David Appell said...

William, yes, but the Supreme Court ruled as they did based on their interpretation of the Clean Air Act and its amendments, all passed by Congress.

Ned said...

WMC, yes, it is reasonable for Alito to be unhappy about the 2007 court decision.

But he doesn't say "I am unhappy about the 2007 decision". He says the EPA's regulation of CO2 is an example of the courts "deferring" [his word] to "unelected bureaucrats" [his phrase] and allowing them to pursue unchecked regulatory overreach.

That is not a reasonable argument to make. The Court actually refused to "defer" to the "unelected bureaucrats" who were attempting to avoid regulating. Instead the Court insisted that those bureaucrats follow the instructions of the elected representatives of the people (in Congress, who passed the Clean Air Act, and in the States, who took the EPA to court).

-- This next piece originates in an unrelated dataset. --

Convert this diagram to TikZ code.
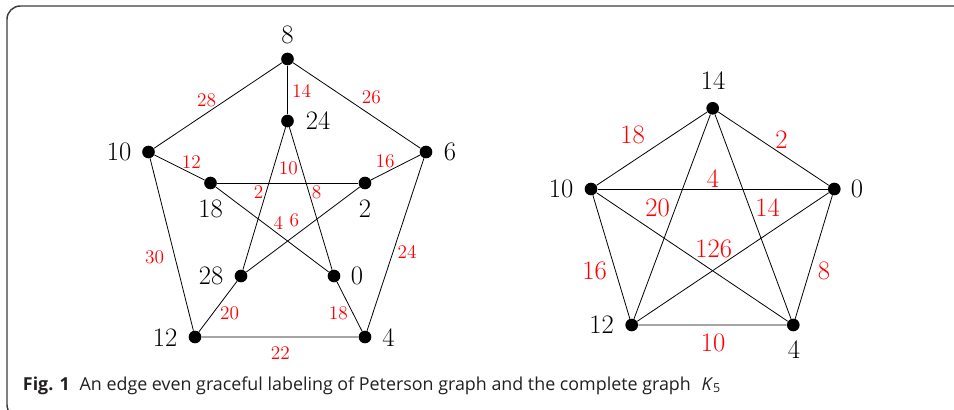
\documentclass[tikz,border=0pt]{standalone}
\usepackage{fontspec}
\newfontfamily\capfont{Open Sans}
\begin{document}
\begin{tikzpicture}[x=0.75pt,y=0.75pt,yscale=-1,xscale=1,
        vertex/.style={circle,fill=black,inner sep=0pt,minimum size=9.5pt},
        vlabel/.style={inner sep=0pt,font=\fontsize{20}{24}\selectfont},
        elabel/.style={inner sep=0pt,text=red,font=\fontsize{14.5}{17}\selectfont},
        klabel/.style={inner sep=0pt,text=red,font=\fontsize{20}{24}\selectfont},
        edge/.style={line width=0.6pt}]
        \useasboundingbox (0,0) rectangle (954,410);
        \clip (0,0) rectangle (954,410);
        % frame
        \draw [color={rgb, 255:red, 60; green, 60; blue, 60 }, line width=1.1pt, rounded corners=10pt] (970,6) -- (7,6) -- (7,418) -- (40,418);
        % Peterson graph
        \node [vertex] (p8) at (287.5,59) {};
        \node [vertex] (p10) at (148.5,152) {};
        \node [vertex] (p6) at (426,152) {};
        \node [vertex] (p12) at (195,337) {};
        \node [vertex] (p4) at (365,337) {};
        \node [vertex] (p24) at (287.5,121) {};
        \node [vertex] (p18) at (210.5,183) {};
        \node [vertex] (p2) at (365,183) {};
        \node [vertex] (p28) at (241,276) {};
        \node [vertex] (p0) at (334,276) {};
        \draw [edge] (p8) -- (p10) -- (p12) -- (p4) -- (p6) -- (p8);
        \draw [edge] (p8) -- (p24);
        \draw [edge] (p10) -- (p18);
        \draw [edge] (p6) -- (p2);
        \draw [edge] (p12) -- (p28);
        \draw [edge] (p4) -- (p0);
        \draw [edge] (p24) -- (p28);
        \draw [edge] (p24) -- (p0);
        \draw [edge] (p18) -- (p2);
        \draw [edge] (p18) -- (p0);
        \draw [edge] (p2) -- (p28);
        \node [vlabel] (lp8) at (287.5,35) {8};
        \node [vlabel] (lp24) at (318,121) {24};
        \node [vlabel] (lp10) at (119,152) {10};
        \node [vlabel] (lp6) at (450,152) {6};
        \node [vlabel] (lp18) at (210.5,209) {18};
        \node [vlabel] (lp2) at (365,209) {2};
        \node [vlabel] (lp28) at (211,276) {28};
        \node [vlabel] (lp0) at (357,276) {0};
        \node [vlabel] (lp12) at (165,337.5) {12};
        \node [vlabel] (lp4) at (388.5,337.5) {4};
        \node [elabel] (e28) at (206.7,100) {28};
        \node [elabel] (e14) at (301.7,91) {14};
        \node [elabel] (e26) at (371.3,97) {26};
        \node [elabel] (e12) at (191.3,161.7) {12};
        \node [elabel] (e16) at (385,161.7) {16};
        \node [elabel] (e10) at (288.3,168.7) {10};
        \node [elabel] (e2) at (258.7,192) {2};
        \node [elabel] (e8) at (316.7,192) {8};
        \node [elabel] (e4) at (278.3,222.7) {4};
        \node [elabel] (e6) at (294.3,220) {6};
        \node [elabel] (e30) at (154.7,257) {30};
        \node [elabel] (e24) at (407,251.7) {24};
        \node [elabel] (e20) at (229.7,313.3) {20};
        \node [elabel] (e18) at (338.3,313.3) {18};
        \node [elabel] (e22) at (280.3,353) {22};
        % complete graph K5
        \node [vertex] (k14) at (712.7,108.3) {};
        \node [vertex] (k10) at (591,189) {};
        \node [vertex] (k0) at (834.3,189) {};
        \node [vertex] (k12) at (631.7,325) {};
        \node [vertex] (k4) at (793.3,325) {};
        \draw [edge] (k14) -- (k10) -- (k12) -- (k4) -- (k0) -- (k14);
        \draw [edge] (k14) -- (k12);
        \draw [edge] (k14) -- (k4);
        \draw [edge] (k10) -- (k0);
        \draw [edge] (k10) -- (k4);
        \draw [edge] (k0) -- (k12);
        \node [vlabel] (lk14) at (713,81) {14};
        \node [vlabel] (lk10) at (561,189) {10};
        \node [vlabel] (lk0) at (857,189) {0};
        \node [vlabel] (lk12) at (601.7,325) {12};
        \node [vlabel] (lk4) at (794,350) {4};
        \node [klabel] (f18) at (632.5,135.3) {18};
        \node [klabel] (f2) at (781.5,140) {2};
        \node [klabel] (f4) at (713,179) {4};
        \node [klabel] (f20) at (657.5,207.5) {20};
        \node [klabel] (f14) at (767.5,207.5) {14};
        \node [klabel] (f12) at (707.5,248.5) {12};
        \node [klabel] (f6) at (726,248.5) {6};
        \node [klabel] (f16) at (594.5,271) {16};
        \node [klabel] (f8) at (824,271) {8};
        \node [klabel] (f10) at (713,343) {10};
        % caption
        \node [anchor=base west, inner sep=0pt, text={rgb, 255:red, 35; green, 31; blue, 32 }, font=\capfont\fontsize{13.4}{16}\selectfont] (cap) at (22.7,390) {\textbf{Fig. 1}\hspace{0.55em}An edge even graceful labeling of Peterson graph and the complete graph\hspace{0.6em}\textit{K}\textsubscript{5}};
    \end{tikzpicture}
\end{document}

If Congress did not want the Clean Air Act to apply to CO2, Congress could have amended the act to make that clear, either before or after 2007. If the people of Massachusetts did not want the EPA to regulate CO2, they could have refrained from taking the EPA to court.

Contrary to his own argument, Alito is actually suggesting that the "unelected bureaucrats" at the EPA should have been deferred to by the Court, instead of the elected representatives of the people.

Alito is unhappy about the outcome of the 2007 case, but tries to frame that as an argument about the process. It doesn't work.